ChatGPT use is picking up again, just as students head back to school
Students are returning to AI chatbots in swaths after a summer lull.
Pencil case? Check. Textbooks? Check. Large language model with multistep reasoning capabilities? Check.
With the long weekend signaling the final dregs of summer, students across the country are gearing up for the new term. And, in 2025, back to school for many high school and college students means reconnecting with their study buddy: ChatGPT.
Bot lull summer
As reported by Futurism in August, daily usage of OpenAI’s flagship chatbot plummeted in early June, when summer semesters wrapped up, according to data from AI platform OpenRouter. Based on a 2.5 million-strong user base, peak usage coincided with the middle of finals season on May 27, as users generated 97.4 billion tokens (a unit for data processing equivalent to roughly four English characters).

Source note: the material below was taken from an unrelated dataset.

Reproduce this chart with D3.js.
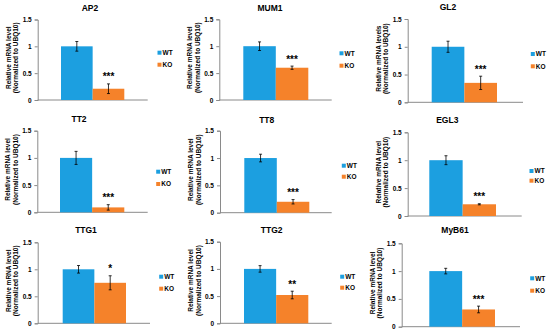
<!DOCTYPE html>
<html><head><meta charset="utf-8">
<script src="https://cdn.jsdelivr.net/npm/d3@7"></script>
<style>html,body{margin:0;padding:0;background:#fff;} svg{display:block;font-family:"Liberation Sans",Arial,sans-serif;}</style>
</head><body>
<svg id="c" width="550" height="330"></svg>
<script>
// ---- data ----
const genes = ["AP2","MUM1","GL2","TT2","TT8","EGL3","TTG1","TTG2","MyB61"];
const groups = ["WT","KO"];
const wtMean = [1,1,1,1,1,1,1,1,1];
const wtErr  = [0.09,0.08,0.10,0.12,0.07,0.08,0.07,0.06,0.05];
const koMean = [0.21,0.60,0.35,0.09,0.20,0.21,0.75,0.52,0.31];
const koErr  = [0.09,0.03,0.12,0.05,0.04,0.01,0.13,0.07,0.06];
const signif = ["***","***","***","***","***","***","*","**","***"];
const yTicks = [0,0.5,1,1.5];
const yTickLabels = ["0","0.5","1","1.5"];
const yTitle1 = ["Relative mRNA level","Relative mRNA level","Relative mRNA levels","Relative mRNA level","Relative mRNA level","Relative mRNA level","Relative mRNA level","Relative mRNA level","Relative mRNA level"];
const yTitle2 = "(Normalized to UBQ10)";

// ---- layout (pixel frames per panel) ----
const frames = [
 {ax:37.7, end:147.7, y0:100,   y15:19.5, b0:61,    b1:124.3, lx:159,   ly:52.7,  ly2:64.7, tx:90,    ty:10.5},
 {ax:219.3,end:331.7, y0:100,   y15:19.3, b0:243.3, b1:308.3, lx:341,   ly:53.3,  ly2:65.7, tx:270,   ty:10.5},
 {ax:407.7,end:523,   y0:102.3, y15:19,   b0:431.7, b1:497,   lx:532.3, ly:54,    ly2:66.3, tx:448,   ty:10},
 {ax:37.3, end:147.7, y0:212.3, y15:130.7,b0:60,    b1:124.3, lx:157.7, ly:171.7, ly2:184,  tx:79,    ty:122},
 {ax:220,  end:331.7, y0:212.7, y15:130.7,b0:244.3, b1:309.3, lx:343.3, ly:165.7, ly2:176.7,tx:266.7, ty:123},
 {ax:407.7,end:521.7, y0:216,   y15:132.3,b0:429.3, b1:496,   lx:531,   ly:171,   ly2:180.7,tx:447.3, ty:123},
 {ax:37.7, end:150,   y0:323.3, y15:242.3,b0:62.7,  b1:126,   lx:160.7, ly:276.7, ly2:288.7,tx:86,    ty:233},
 {ax:220,  end:331.7, y0:323.3, y15:241.7,b0:244,   b1:308.3, lx:341.7, ly:276.7, ly2:287.7,tx:271.7, ty:233},
 {ax:401.7,end:520,   y0:326.7, y15:243.3,b0:429.3, b1:495,   lx:531.7, ly:278.3, ly2:290.7,tx:455,   ty:233}
];
const colors = {WT:"#1c9fe0", KO:"#f5822a"};

const svg = d3.select("#c");
genes.forEach((g,i)=>{
  const f = frames[i];
  const y = d3.scaleLinear().domain([0,1.5]).range([f.y0,f.y15]);
  const x = d3.scaleBand().domain(groups).range([f.b0,f.b1]).padding(0);
  const p = svg.append("g");

  // axes
  const yAx = p.append("g").attr("transform",`translate(${f.ax},0)`)
    .call(d3.axisLeft(y).tickValues(yTicks).tickFormat((d,k)=>yTickLabels[k]).tickSize(3).tickPadding(3));
  yAx.select(".domain").attr("stroke","#8a8a8a").attr("stroke-width",1);
  yAx.selectAll(".tick line").attr("stroke","#8a8a8a");
  yAx.selectAll("text").attr("font-size",6.5).attr("font-weight","bold").attr("fill","#000")
     .style("font-family","'Liberation Sans',Arial,sans-serif");
  p.append("line").attr("x1",f.ax).attr("x2",f.end).attr("y1",f.y0).attr("y2",f.y0)
    .attr("stroke","#8a8a8a").attr("stroke-width",1);

  const vals = [{k:"WT",m:wtMean[i],e:wtErr[i]},{k:"KO",m:koMean[i],e:koErr[i]}];
  p.selectAll("rect.bar").data(vals).join("rect").attr("class","bar")
    .attr("x",d=>x(d.k)).attr("width",x.bandwidth())
    .attr("y",d=>y(d.m)).attr("height",d=>y(0)-y(d.m))
    .attr("fill",d=>colors[d.k]);
  // error bars
  vals.forEach(d=>{
    const cx = x(d.k)+x.bandwidth()/2;
    p.append("line").attr("x1",cx).attr("x2",cx).attr("y1",y(d.m+d.e)).attr("y2",y(Math.max(0,d.m-d.e)))
      .attr("stroke","#000").attr("stroke-width",0.8);
    [d.m+d.e, d.m-d.e].forEach(v=>{
      p.append("line").attr("x1",cx-1.5).attr("x2",cx+1.5).attr("y1",y(v)).attr("y2",y(v))
        .attr("stroke","#000").attr("stroke-width",0.8);
    });
  });
  // significance
  const kx = x("KO")+x.bandwidth()/2;
  p.append("text").attr("x",kx).attr("y",y(koMean[i]+koErr[i])-3.5)
    .attr("text-anchor","middle").attr("font-size",10).attr("font-weight","bold").text(signif[i]);

  // title
  p.append("text").attr("x",f.tx).attr("y",f.ty).attr("text-anchor","middle")
    .attr("font-size",8.5).attr("font-weight","bold").text(g);

  // y title
  const yc = (f.y0+f.y15)/2 - 2;
  [[yTitle1[i],-27],[yTitle2,-19.5]].forEach(([t,dx])=>{
    p.append("text").attr("transform",`translate(${f.ax+dx},${yc}) rotate(-90)`)
      .attr("text-anchor","middle").attr("font-size",6.5).attr("font-weight","bold").text(t);
  });

  // legend
  [[groups[0],f.ly],[groups[1],f.ly2]].forEach(([k,ly])=>{
    p.append("rect").attr("x",f.lx-1.5).attr("y",ly-2).attr("width",4).attr("height",4).attr("fill",colors[k]);
    p.append("text").attr("x",f.lx+3.5).attr("y",ly+2.3).attr("font-size",6.5).attr("font-weight","bold").text(k);
  });
});
</script>
</body></html>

Soon after, average monthly usage more than halved from May to June, when summer vacation began, to 36.7 billion tokens per day, and remained low throughout July. Now, as a new school year looms, ChatGPT usage is picking back up again.
Chat, eat my homework
Per Futurism, other drops in ChatGPT usage throughout the school year coincided with weekends; a Google report on shopping trends also outlined that searches for “AI laptops” more than quadrupled from mid-April to the end of May, during exam season; and a Pew Research survey from January found that the share of teens who said they use ChatGPT for schoolwork doubled to 26% from 2023 to 2025.
Though even the most esteemed institutes for learning advocate for supporting education with AI tools, the impact that overreliance on the tech could have on skill development, intellectual standards, and research integrity — particularly at the college level — is yet to be seen.